Secure Multi-User Linearly-Separable Distributed Computing
Amir Masoud Jafarpisheh, Ali Khalesi, Petros Elia
TL;DR
This work addresses secure multi-user linearly-separable distributed computing by casting user requests as a matrix factorization $\mathbf{F}=\mathbf{D}\mathbf{E}$ and introducing information-theoretic secrecy guarantees. It shows two fundamental criteria: (i) per-user secrecy requires the visible common randomness to span a subspace of dimension $\alpha_k-1$, and (ii) removing the observed servers from $\mathbf{D}$ leaves a rank of at least $K-1$, yielding a universal secrecy condition across fields. A cost-preserving secure transformation augments $\mathbf{E}$ with a basis for $\mathrm{Null}(\mathbf{D})$ and injects shared randomness, achieving perfect secrecy over GF$(q)$ and controllable leakage over $\mathbb{R}$ while preserving correctness and costs. The framework also provides a converse bound on the communication cost $\delta \le 1 - \frac{K-1}{N}$ and demonstrates concrete scheme realizations, including a detailed example and a general design, with implications for secure distributed analytics in federated and multi-tenant settings.
Abstract
The introduction of the new multi-user linearly-separable distributed computing framework, has recently revealed how a parallel treatment of users can yield large parallelization gains with relatively low computation and communication costs. These gains stem from a new approach that converts the computing problem into a sparse matrix factorization problem; a matrix $F$ that describes the users' requests, is decomposed as \(F = DE\), where a \(γ\)-sparse \(E\) defines the task allocation across $N$ servers, and a \(δ\)-sparse \(D\) defines the connectivity between \(N\) servers and \(K\) users as well as the decoding process. While this approach provides near-optimal performance, its linear nature has raised data secrecy concerns. We here adopt an information-theoretic secrecy framework, seeking guarantees that each user can learn nothing more than its own requested function.

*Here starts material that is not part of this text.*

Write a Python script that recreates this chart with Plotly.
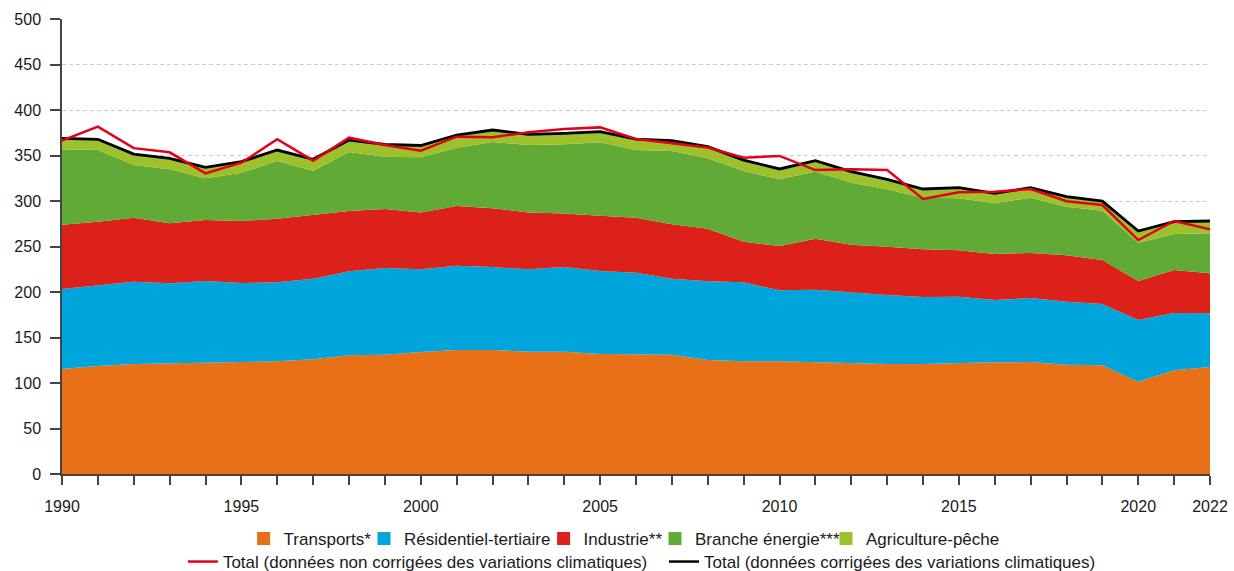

In this context, our main result provides two necessary and sufficient secrecy criteria; (i) for each user \(k\) who observes $α_k$ server responses, the common randomness visible to that user must span a subspace of dimension exactly $α_k-1$, and (ii) for each user, removing from \(\mathbf{D}\) the columns corresponding to the servers it observes must leave a matrix of rank at least \(K-1\). With these conditions in place, we design a general scheme -- that applies to finite and non-finite fields alike -- which is based on appending to \(\mathbf{E}\) a basis of \(\mathrm{Null}(\mathbf{D})\) and by carefully injecting shared randomness. In many cases, this entails no additional costs. The scheme, while maintaining performance, guarantees perfect information-theoretic secrecy in the case of finite fields, while in the real case, the conditions yield an explicit mutual-information bound that can be made arbitrarily small by increasing the variance of Gaussian common randomness.